Когда я его снимала, он в это мгновение смотрел на Марину Влади. Он просто стоит, скрестив руки, гитара его где-то там в углу. У меня тогда было такое чувство, что он с ней взглядом разговаривает. Когда я сейчас смотрю на эту фотографию, я думаю о том, что Высоцкий понимает, что конец у него будет нерадостный. И такая атмосфера прощания. Это очень интимная поза, он как бы прощается с ней, благодарен ей за все, что она для него сделала. И он одновременно и горд, и смиренен, он сделал все, что мог и согласен на то, что его ждет.
— Иные считают, что по лицу человека можно прочитать его судьбу. Вам удалось это сделать. По некоторым фотографиям видно, что вы делали их не в интимной, а в общественной обстановке, когда кругом люди. Но вам удается вырвать человека из контекста окружающего мира и прояснить его духовную сущность как бы вне связи с этим миром. С одной стороны, не связанным с миром быть нельзя, но, с другой стороны, — и в связи с миром человек сохраняет свою индивидуальность. Многие из людей, которые попали в объектив вашей фотокамеры, ушли в мир иной. И мы знаем, как их жизнь закончилась. Они не знают, а мы знаем.
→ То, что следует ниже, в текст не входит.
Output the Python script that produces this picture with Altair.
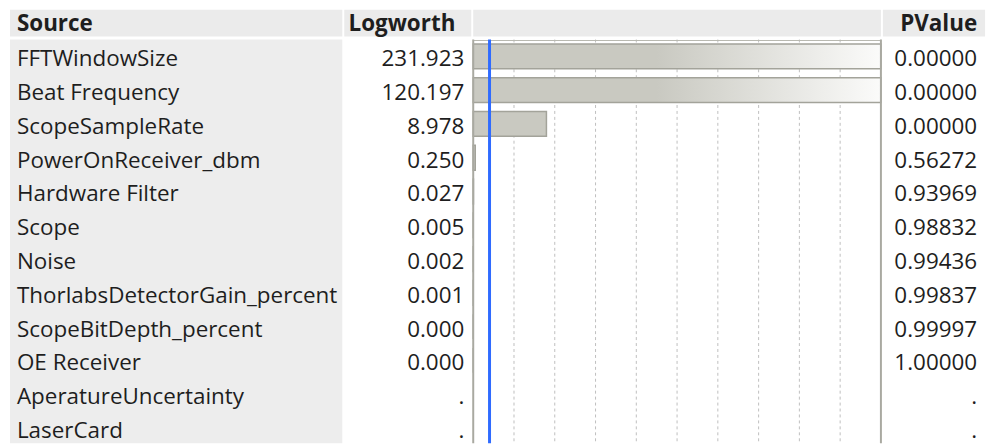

И получается как бы, что в момент истины он прозревает свою судьбу.
— Большие люди, которых я фотографировала, шли мне навстречу. Они не замыкались, не делали какую-то лакированную гримасу на лице. Я им безмерно благодарна, что к этому спектаклю для двоих они подошли очень ответственно и вложили в этот спектакль часть своей души.
И у каждой из этих фотографий своя история. Фотографии, как и книги, имеют свою судьбу.
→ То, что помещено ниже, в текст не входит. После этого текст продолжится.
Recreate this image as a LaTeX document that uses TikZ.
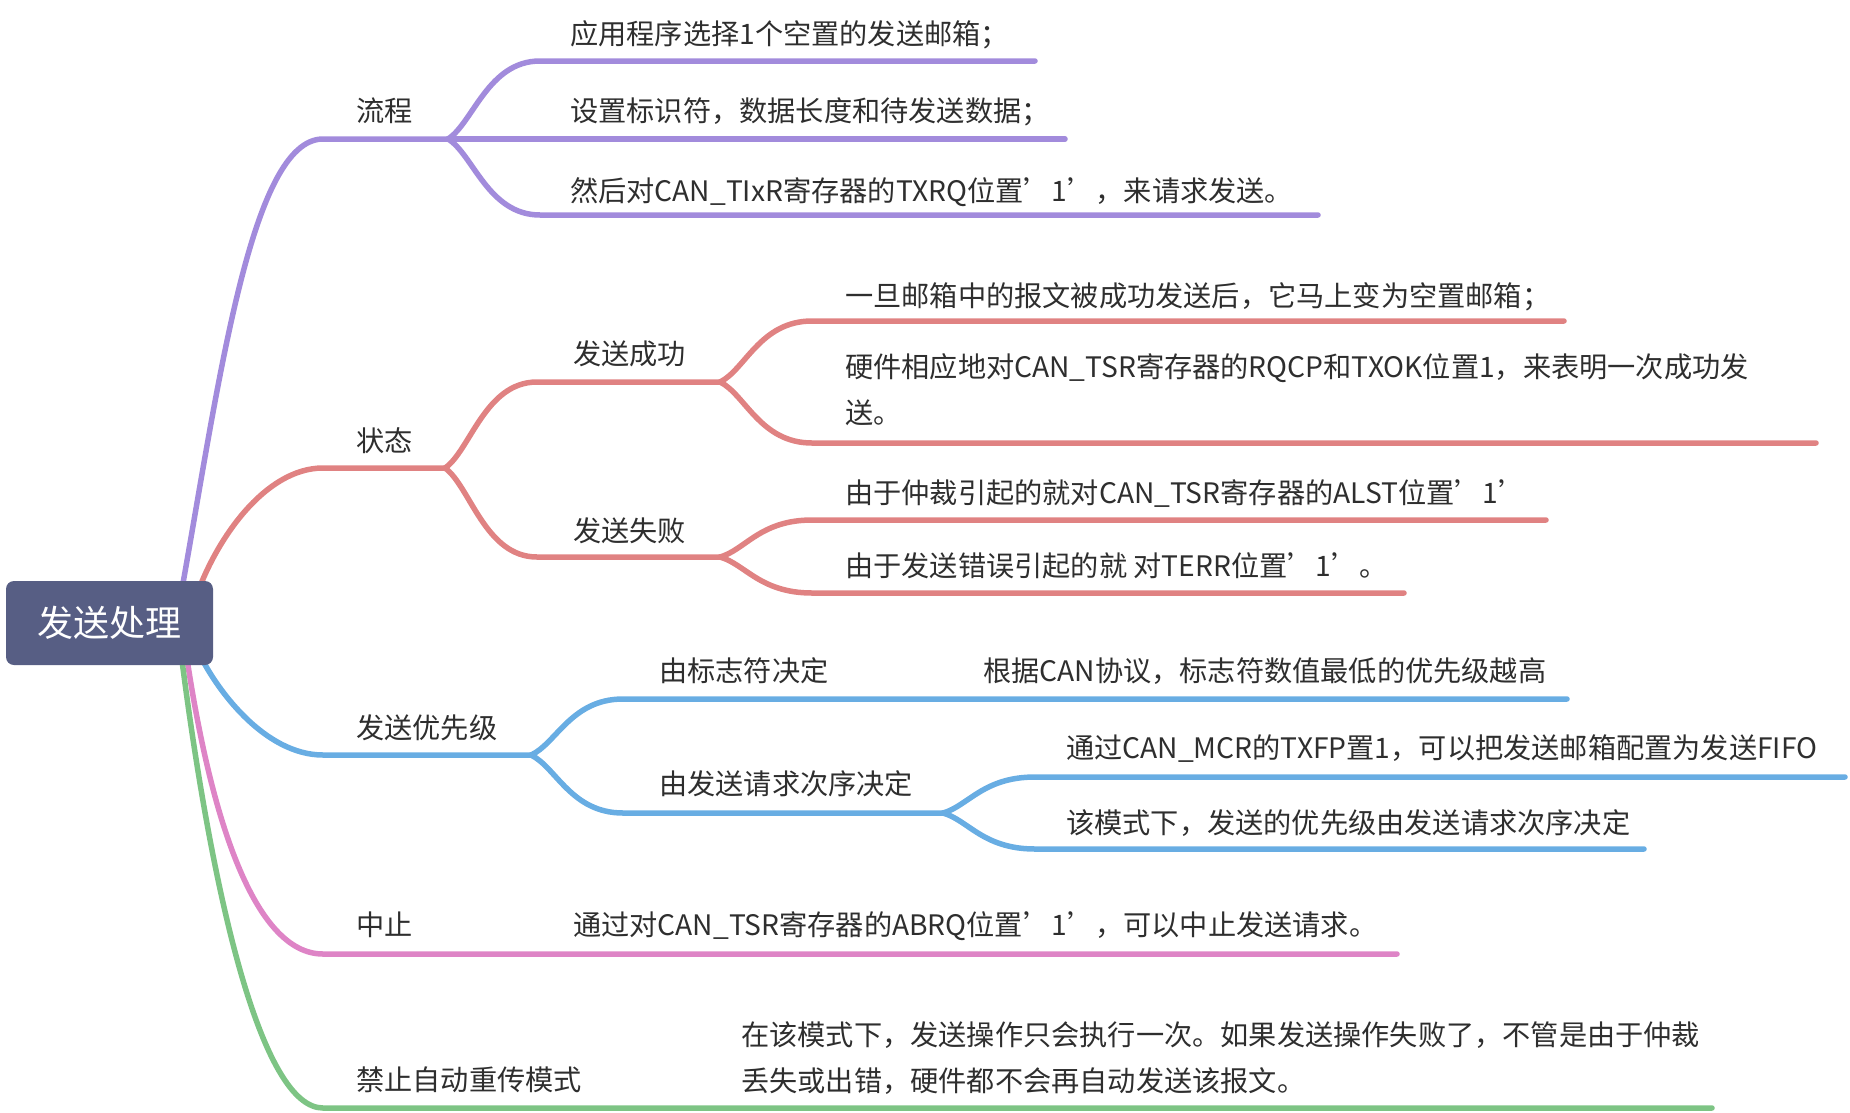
\documentclass[tikz,border=0pt]{standalone}
\usepackage{fontspec}
\setmainfont{Noto Sans CJK SC}
\definecolor{cpur}{HTML}{A28BDC}
\definecolor{cred}{HTML}{E08282}
\definecolor{cblu}{HTML}{68ADE3}
\definecolor{cpnk}{HTML}{DE84C6}
\definecolor{cgrn}{HTML}{7DC484}
\definecolor{croot}{HTML}{575E84}
\definecolor{txt}{HTML}{2E2E2E}
\begin{document}
\begin{tikzpicture}[x=1pt,y=-1pt,
  conn/.style={line width=5.5pt, line cap=round},
  lbl/.style={anchor=base west, inner sep=0pt, text=txt, font=\fontsize{28.2}{46}\selectfont, align=left},
  mlbl/.style={anchor=north west, inner sep=0pt, text=txt, font=\fontsize{28.2}{46}\selectfont, align=left},
  rootbox/.style={fill=croot, rounded corners=8pt, text=white, font=\fontsize{36}{40}\selectfont, minimum width=207pt, minimum height=84pt, inner sep=0pt}]
\useasboundingbox (0,0) rectangle (1850,1112);

% ---------- coordinates ----------
\coordinate (s1) at (180,600);
\coordinate (s2) at (195,600);
\coordinate (s3) at (195,645);
\coordinate (s4) at (185,645);
\coordinate (s5) at (180,645);
% purple
\coordinate (h1) at (323,139);  \coordinate (b1) at (448,139);
\coordinate (p1a) at (540,61);  \coordinate (p1e) at (1035,61);
\coordinate (p2e) at (1065,139);
\coordinate (p3a) at (540,215); \coordinate (p3e) at (1318,215);
% red
\coordinate (h2) at (323,468);  \coordinate (b2) at (445,468);
\coordinate (r1a) at (537,382); \coordinate (b21) at (720,382);
\coordinate (r2a) at (537,557); \coordinate (b22) at (720,557);
\coordinate (r11a) at (812,321); \coordinate (r11e) at (1564,321);
\coordinate (r12a) at (812,443); \coordinate (r12e) at (1816,443);
\coordinate (r21a) at (812,520); \coordinate (r21e) at (1546,520);
\coordinate (r22a) at (812,593); \coordinate (r22e) at (1404,593);
% blue
\coordinate (h3) at (323,755);  \coordinate (b3) at (531,755);
\coordinate (u1a) at (623,699); \coordinate (u1m) at (960,699); \coordinate (u1e) at (1567,699);
\coordinate (u2a) at (623,813); \coordinate (b32) at (943,813);
\coordinate (u21a) at (1035,777); \coordinate (u21e) at (1845,777);
\coordinate (u22a) at (1035,849); \coordinate (u22e) at (1644,849);
% pink
\coordinate (h4) at (323,954); \coordinate (k4) at (550,954); \coordinate (e4) at (1397,954);
% green
\coordinate (h5) at (323,1108); \coordinate (k5) at (720,1108); \coordinate (e5) at (1712,1108);

% ---------- connectors ----------
\draw[conn, cpur] (s1) .. controls (218,390) and (250,139) .. (h1) -- (b1);
\draw[conn, cpur] (b1) .. controls (473,123) and (488,61) .. (p1a) -- (p1e);
\draw[conn, cpur] (b1) -- (p2e);
\draw[conn, cpur] (b1) .. controls (473,154) and (488,215) .. (p3a) -- (p3e);

\draw[conn, cred] (s2) .. controls (215,540) and (265,468) .. (h2) -- (b2);
\draw[conn, cred] (b2) .. controls (470,451) and (485,382) .. (r1a) -- (b21);
\draw[conn, cred] (b2) .. controls (470,486) and (485,557) .. (r2a) -- (b22);
\draw[conn, cred] (b21) .. controls (745,370) and (760,321) .. (r11a) -- (r11e);
\draw[conn, cred] (b21) .. controls (745,394) and (760,443) .. (r12a) -- (r12e);
\draw[conn, cred] (b22) .. controls (745,550) and (760,520) .. (r21a) -- (r21e);
\draw[conn, cred] (b22) .. controls (745,564) and (760,593) .. (r22a) -- (r22e);

\draw[conn, cblu] (s3) .. controls (215,690) and (265,755) .. (h3) -- (b3);
\draw[conn, cblu] (b3) .. controls (556,744) and (571,699) .. (u1a) -- (u1m) -- (u1e);
\draw[conn, cblu] (b3) .. controls (556,767) and (571,813) .. (u2a) -- (b32);
\draw[conn, cblu] (b32) .. controls (968,806) and (983,777) .. (u21a) -- (u21e);
\draw[conn, cblu] (b32) .. controls (968,820) and (983,849) .. (u22a) -- (u22e);

\draw[conn, cpnk] (s4) .. controls (210,820) and (255,954) .. (h4) -- (k4) -- (e4);
\draw[conn, cgrn] (s5) .. controls (212,900) and (262,1108) .. (h5) -- (k5) -- (e5);

% ---------- root ----------
\node[rootbox] (root) at (109.5,623) {发送处理};

% ---------- labels ----------
\node[lbl] (liucheng) at (356,121) {流程};
\node[lbl] (t11) at (570,44) {应用程序选择1个空置的发送邮箱；};
\node[lbl] (t12) at (570,121) {设置标识符，数据长度和待发送数据；};
\node[lbl] (t13) at (570,201) {然后对CAN\_TIxR寄存器的TXRQ位置’1’，来请求发送。};

\node[lbl] (zhuangtai) at (356,451) {状态};
\node[lbl] (succ) at (573,364) {发送成功};
\node[lbl] (fail) at (573,541) {发送失败};
\node[lbl] (t211) at (845,306) {一旦邮箱中的报文被成功发送后，它马上变为空置邮箱；};
\node[mlbl] (t212) at (845,353) {硬件相应地对CAN\_TSR寄存器的RQCP和TXOK位置1，来表明一次成功发\\送。};
\node[lbl] (t221) at (845,503) {由于仲裁引起的就对CAN\_TSR寄存器的ALST位置’1’};
\node[lbl] (t222) at (845,576) {由于发送错误引起的就 对TERR位置’1’。};

\node[lbl] (prio) at (356,738) {发送优先级};
\node[lbl] (byid) at (659,681) {由标志符决定};
\node[lbl] (t31) at (983,681) {根据CAN协议，标志符数值最低的优先级越高};
\node[lbl] (byreq) at (659,794) {由发送请求次序决定};
\node[lbl] (t321) at (1066,758) {通过CAN\_MCR的TXFP置1，可以把发送邮箱配置为发送FIFO};
\node[lbl] (t322) at (1066,833) {该模式下，发送的优先级由发送请求次序决定};

\node[lbl] (abort) at (356,935) {中止};
\node[lbl] (t4) at (573,935) {通过对CAN\_TSR寄存器的ABRQ位置’1’，可以中止发送请求。};

\node[lbl] (noretx) at (356,1090) {禁止自动重传模式};
\node[mlbl] (t5) at (741,1021) {在该模式下，发送操作只会执行一次。如果发送操作失败了，不管是由于仲裁\\丢失或出错，硬件都不会再自动发送该报文。};
\end{tikzpicture}
\end{document}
1 Марианна Волкова родилась в Ораниенбауме, откуда её семья была выслана во время сталинских репрессий против ленинградских финнов. В 1976 году она вместе с мужем Соломоном Волковым уехала в США. Начиная с этого времени фотографии работы Волковой появляются в ведущих американских и европейских изданиях — "Нью-Йорк Таймс", "Ньюсуик", "Шпигель", "Эуропео" и др. Волкова — автор десяти фотоальбомов, изданных в США и России. Среди них: "Не только Бродский" и "Там жили поэты" (с текстами Сергея Довлатова), "Мир русско-американской культуры: сто фотопортретов" (с текстом Бориса Парамонова), "Элита: сто портретов деятелей российской культуры"(с текстом Петра Вайля).